Dike nwaàmị̀, women warriors are recorded in the history and folktales of Ohafia. A version of one story tells of Nne Mgbaafo who, in war gear, risked her life looking for her husband who she thought was killed in Ibibio territory and was able to rescue him through her bravery.
Another story tells of Inyan Olugu whose husband, Itenta Ogbulopia, hadn’t taken heads during battle. To secure the honour of her house, Inyan Olugu took her husband into the forests of the Nkalu and took the heads of five Nnong Ibibie men.
As warriors hailed Inyan Olugu's husband, she told the revellers to also sing praises of Inyan Olugu who brought heads and gave the honour to her husband.
In the 20th century, by the instruction of the divinity Kalu Akanu through a woman in the compound of his priesthood, Nne Uko Uma Awa of Akanu Ohafia and other girls in a coming-of-age ceremony carried out a ritual hunt usually done by boys.

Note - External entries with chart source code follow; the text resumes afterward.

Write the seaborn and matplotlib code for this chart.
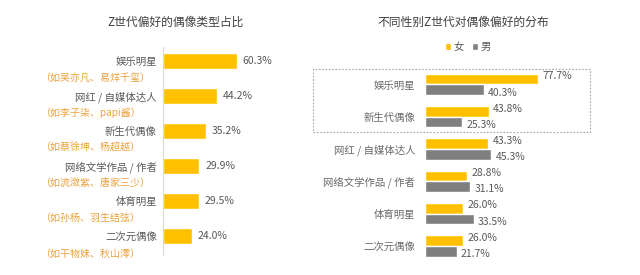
import matplotlib
matplotlib.use("Agg")
import matplotlib.pyplot as plt
import seaborn as sns
import pandas as pd
from matplotlib.patches import Rectangle
from matplotlib.transforms import blended_transform_factory

# Données du graphique de gauche
types = ["娱乐明星", "网红 / 自媒体达人", "新生代偶像", "网络文学作品 / 作者", "体育明星", "二次元偶像"]
share = [60.3, 44.2, 35.2, 29.9, 29.5, 24.0]
examples = ["（如吴亦凡、易烊千玺）", "（如李子柒、papi酱）", "（如蔡徐坤、杨超越）",
            "（如流潋紫、唐家三少）", "（如孙杨、羽生结弦）", "（如干物妹、秋山澪）"]

# Données du graphique de droite
types_g = ["娱乐明星", "新生代偶像", "网红 / 自媒体达人", "网络文学作品 / 作者", "体育明星", "二次元偶像"]
female = [77.7, 43.8, 43.3, 28.8, 26.0, 26.0]
male = [40.3, 25.3, 45.3, 31.1, 33.5, 21.7]
genders = ["女", "男"]

YELLOW = "#FFC000"
GREY = "#7F7F7F"
TXT = "#595959"

sns.set_style("white")
plt.rcParams["font.family"] = ["Noto Sans CJK SC", "DejaVu Sans"]

W, H = 640, 275
fig = plt.figure(figsize=(6.4, 2.75), dpi=100)


def box(x0, y0, x1, y1):
    # pixels -> fraction de figure
    return [x0 / W, 1 - y1 / H, (x1 - x0) / W, (y1 - y0) / H]


# ---------- Gauche ----------
ax1 = fig.add_axes(box(163, 47, 293, 255))
df1 = pd.DataFrame({"type": types, "share": share})
sns.barplot(data=df1, x="share", y="type", color=YELLOW, width=0.46,
            saturation=1, ax=ax1)
ax1.set_xlim(0, 106.5)
ax1.set_ylim(5.54, -0.4)
ax1.set_xlabel("")
ax1.set_ylabel("")
ax1.set_xticks([])
for s in ["top", "right", "bottom"]:
    ax1.spines[s].set_visible(False)
ax1.spines["left"].set_color("#D9D9D9")
ax1.spines["left"].set_linewidth(0.8)
ax1.tick_params(axis="y", length=0, pad=4.5, labelsize=7.5, labelcolor=TXT)
ax1.bar_label(ax1.containers[0], fmt="%.1f%%", padding=4, fontsize=7.5, color=TXT)

tr = blended_transform_factory(fig.transFigure, ax1.transData)
for i, ex in enumerate(examples):
    ax1.text(40 / W, i + 0.49, ex, transform=tr, ha="left", va="center",
             fontsize=7.2, color="#EBA23F")

fig.text(176 / W, 1 - 22 / H, "Z世代偏好的偶像类型占比", ha="center", va="center",
         fontsize=8.5, color="#404040")

# ---------- Droite ----------
ax2 = fig.add_axes(box(425, 66, 590, 262))
df2 = pd.DataFrame({
    "type": types_g * 2,
    "gender": [genders[0]] * len(types_g) + [genders[1]] * len(types_g),
    "value": female + male,
})
sns.barplot(data=df2, x="value", y="type", hue="gender", hue_order=genders,
            palette=[YELLOW, GREY], width=0.66, saturation=1, ax=ax2)
ax2.set_xlim(0, 113)
ax2.set_ylim(5.5, -0.57)
ax2.set_xlabel("")
ax2.set_ylabel("")
ax2.set_xticks([])
sns.despine(ax=ax2, left=True, bottom=True)
ax2.tick_params(axis="y", length=0, pad=7, labelsize=7.5, labelcolor="#6A6A6A")

for cont, dy in zip(ax2.containers, [2, -2]):
    for p in cont:
        ax2.annotate(f"{p.get_width():.1f}%",
                     xy=(p.get_width(), p.get_y() + p.get_height() / 2),
                     xytext=(3, dy), textcoords="offset points",
                     ha="left", va="center", fontsize=7.5, color=TXT)

handles, labels = ax2.get_legend_handles_labels()
ax2.legend_.remove()
fig.legend(handles, labels, loc="center", bbox_to_anchor=(468 / W, 1 - 47 / H),
           ncol=2, frameon=False, fontsize=7.5, handlelength=0.6, handleheight=0.6,
           handletextpad=0.3, columnspacing=0.7, labelcolor=TXT)

fig.text(463 / W, 1 - 22 / H, "不同性别Z世代对偶像偏好的分布", ha="center", va="center",
         fontsize=8.5, color="#404040")

# Cadre pointillé autour des deux premières catégories
fig.add_artist(Rectangle((313 / W, 1 - 132 / H), (590 - 313) / W, (132 - 69) / H,
                         transform=fig.transFigure, fill=False,
                         edgecolor="#A6A6A6", linestyle=(0, (1.5, 1.5)), linewidth=0.8))

fig.savefig("out.png", dpi=100, facecolor="white")
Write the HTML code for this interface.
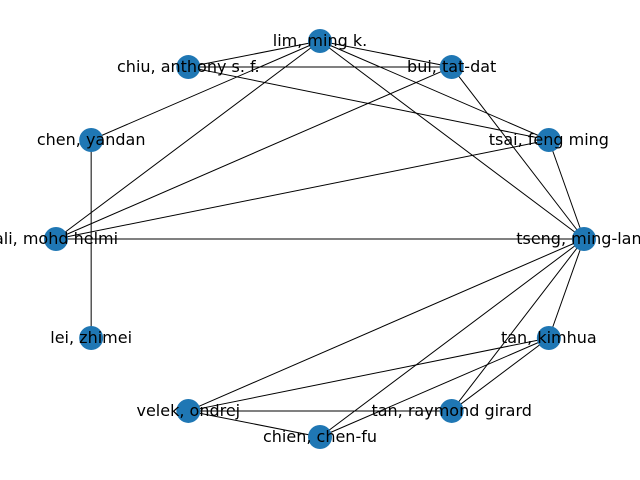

The girls were lead by Nne Uko who dressed in attire usually worn by male warriors including an òkpu agụ, the leopard cap. Nne Uko continued to dress in a typically male style.
Nne Uko was admitted into the Ekpè society, danced the male style of the iri agha dance of Ohafia warriors, and married two wives who had children through Nne Uko's brother. https://twitter.com/ukpuru/status/1254812076670935045
Nne Uko had yam titles as a successful farmer with the assistance of the wives and children and became the custodian of the maternal lineage shrine. In later years, Nne Uko wore more conventionally female attire.
In Nne Uko's words, “I dressed like a man because by creation I was meant to be a man. But as it happened, when coming into this world I came with a woman's body.” These are some of the stories of the dike nwaàmị̀ of Ohafia.
… (Main sources are Professor Chukwuma Azuonye in various works and John C. McCall who interviewed Nne Uko Uma Awa of Akanu Ohafia in 1991.)